**Short task**
Retype, exactly as they stand, the lines from the start of the data to the line that contains "import * as", both ends included. Leave the pictures out.

· · · · ·

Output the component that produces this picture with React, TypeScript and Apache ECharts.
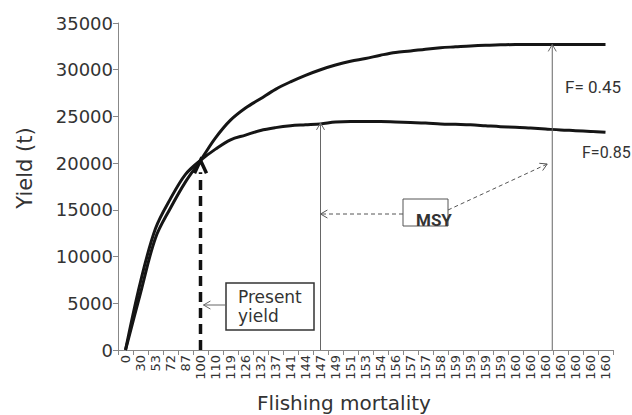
import React, { useEffect, useRef } from "react";
import * as echarts from "echarts";

const mortalityLabels = ["0","30","53","72","87","100","110","119","126","132","137","141","144","147","149","151","153","154","156","157","157","158","159","159","159","159","160","160","160","160","160","160","160"];
const yieldF045 = [0,6100,12000,15200,18000,20300,22700,24600,25900,26900,27900,28700,29400,30000,30500,30900,31200,31550,31850,32000,32200,32350,32450,32550,32620,32660,32700,32700,32700,32700,32700,32700,32700];
const yieldF085 = [0,7300,13000,16200,18800,20300,21500,22500,23000,23500,23800,24000,24100,24200,24400,24450,24450,24450,24400,24350,24300,24200,24150,24100,24000,23900,23850,23750,23650,23550,23480,23400,23300];
const yTicks = { min: 0, max: 35000, interval: 5000 };
const presentIdx = 5;
const presentYield = 20300;
const msyIdx = 13;
const msyYield = 24300;
const f045Idx = 28.45;
const f045Yield = 32700;

const DV = "'DejaVu Sans', sans-serif";
const NARROW = "Roboto, 'Liberation Sans', sans-serif";

function arrow(x1: number, y1: number, x2: number, y2: number, color: string, dashed: boolean, head = 8, lw = 1) {
  const dx = x1 - x2, dy = y1 - y2;
  const len = Math.hypot(dx, dy) || 1;
  const ux = dx / len, uy = dy / len;
  const a = Math.PI / 6;
  const r = (ang: number) => [x2 + head * (ux * Math.cos(ang) - uy * Math.sin(ang)), y2 + head * (ux * Math.sin(ang) + uy * Math.cos(ang))];
  return [
    { type: "line", z: 50, shape: { x1, y1, x2, y2 }, style: { stroke: color, lineWidth: lw, lineDash: dashed ? [4, 3] : null } },
    { type: "polyline", z: 50, shape: { points: [r(a), [x2, y2], r(-a)] }, style: { stroke: color, lineWidth: lw, fill: null } },
  ];
}

export default function App() {
  const ref = useRef<HTMLDivElement>(null);
  useEffect(() => {
    const chart = echarts.init(ref.current!, null, { renderer: "svg" });
    chart.setOption({
      animation: false,
      backgroundColor: "#ffffff",
      grid: { left: 118, right: 19, top: 23, bottom: 65, containLabel: false },
      xAxis: {
        type: "category",
        data: mortalityLabels,
        boundaryGap: true,
        axisLine: { lineStyle: { color: "#888", width: 1 } },
        axisTick: { show: true, length: 5, lineStyle: { color: "#888" }, interval: 0 },
        axisLabel: { interval: 0, rotate: 90, fontFamily: DV, fontSize: 13, color: "#333", margin: 5 },
      },
      yAxis: {
        type: "value",
        min: yTicks.min,
        max: yTicks.max,
        interval: yTicks.interval,
        splitLine: { show: false },
        axisLine: { show: true, lineStyle: { color: "#888", width: 1 } },
        axisTick: { show: true, length: 5, lineStyle: { color: "#888" } },
        axisLabel: { fontFamily: DV, fontSize: 18, color: "#333", margin: 5, formatter: (v: number) => String(v) },
      },
      series: [
        { name: "F= 0.45", type: "line", data: yieldF045, smooth: 0.35, showSymbol: false, lineStyle: { color: "#151515", width: 3 }, z: 5 },
        { name: "F=0.85", type: "line", data: yieldF085, smooth: 0.35, showSymbol: false, lineStyle: { color: "#151515", width: 3 }, z: 5 },
      ],
    });

    const px = (i: number, v: number) => {
      const lo = Math.floor(i), hi = Math.ceil(i);
      const a = chart.convertToPixel({ gridIndex: 0 }, [lo, v]) as number[];
      const b = chart.convertToPixel({ gridIndex: 0 }, [hi, v]) as number[];
      const t = i - lo;
      return [a[0] + (b[0] - a[0]) * t, a[1]];
    };

    const base = px(presentIdx, 0);
    const tip = px(presentIdx, presentYield);
    const msyBase = px(msyIdx, 0);
    const msyTip = px(msyIdx, msyYield);
    const fBase = px(f045Idx, 0);
    const fTip = px(f045Idx, f045Yield);

    const elements: any[] = [
      { type: "line", z: 40, shape: { x1: base[0], y1: base[1], x2: tip[0], y2: tip[1] + 12 }, style: { stroke: "#111", lineWidth: 3.5, lineDash: [10, 6] } },
      { type: "polyline", z: 40, shape: { points: [[tip[0] - 6, tip[1] + 13], [tip[0], tip[1]], [tip[0] + 6, tip[1] + 13]] }, style: { stroke: "#111", lineWidth: 3.5, fill: null } },
      ...arrow(msyBase[0], msyBase[1], msyTip[0], msyTip[1], "#666", false),
      ...arrow(fBase[0], fBase[1], fTip[0], fTip[1], "#666", false),
      ...arrow(403, 214, msyTip[0], 214, "#555", true),
      ...arrow(448, 210, fTip[0] - 5, 164, "#555", true),
      ...arrow(225, 305, tip[0] + 3, 305, "#666", false),
      { type: "rect", z: 45, shape: { x: 226, y: 283, width: 88, height: 47 }, style: { fill: "#fff", stroke: "#333", lineWidth: 1.5 } },
      { type: "text", z: 46, style: { text: "Present", x: 238, y: 296.5, fill: "#333", fontFamily: DV, fontSize: 17, align: "left", verticalAlign: "middle", textAlign: "left", textVerticalAlign: "middle" } },
      { type: "text", z: 46, style: { text: "yield", x: 238, y: 315.5, fill: "#333", fontFamily: DV, fontSize: 17, align: "left", verticalAlign: "middle", textAlign: "left", textVerticalAlign: "middle" } },
      { type: "rect", z: 45, shape: { x: 403, y: 199, width: 45, height: 27 }, style: { fill: "#fff", stroke: "#555", lineWidth: 1 } },
      { type: "text", z: 46, style: { text: "MSY", x: 416, y: 219.5, fill: "#333", fontFamily: NARROW, fontWeight: "bold", fontSize: 17, align: "left", verticalAlign: "middle", textAlign: "left", textVerticalAlign: "middle" } },
      { type: "text", z: 46, style: { text: "F= 0.45", x: 565, y: 87, fill: "#333", fontFamily: NARROW, fontSize: 17, align: "left", verticalAlign: "middle", textAlign: "left", textVerticalAlign: "middle" } },
      { type: "text", z: 46, style: { text: "F=0.85", x: 582, y: 152, fill: "#333", fontFamily: NARROW, fontSize: 16, align: "left", verticalAlign: "middle", textAlign: "left", textVerticalAlign: "middle" } },
      { type: "text", z: 46, x: 25, y: 168, rotation: Math.PI / 2, style: { text: "Yield (t)", x: 0, y: 0, fill: "#333", fontFamily: DV, fontSize: 21, align: "center", verticalAlign: "middle", textAlign: "center", textVerticalAlign: "middle" } },
      { type: "text", z: 46, style: { text: "Flishing mortality", x: 344, y: 403, fill: "#333", fontFamily: DV, fontSize: 20, align: "center", verticalAlign: "middle", textAlign: "center", textVerticalAlign: "middle" } },
    ];
    chart.setOption({ graphic: { elements } });
    return () => chart.dispose();
  }, []);
  return <div ref={ref} style={{ position: "fixed", left: 0, top: 0, width: 632, height: 415, background: "#fff" }} />;
}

· · · · ·

**Answer for this exercise**
Output the component that produces this picture with React, TypeScript and Apache ECharts.
import React, { useEffect, useRef } from "react";
import * as echarts from "echarts";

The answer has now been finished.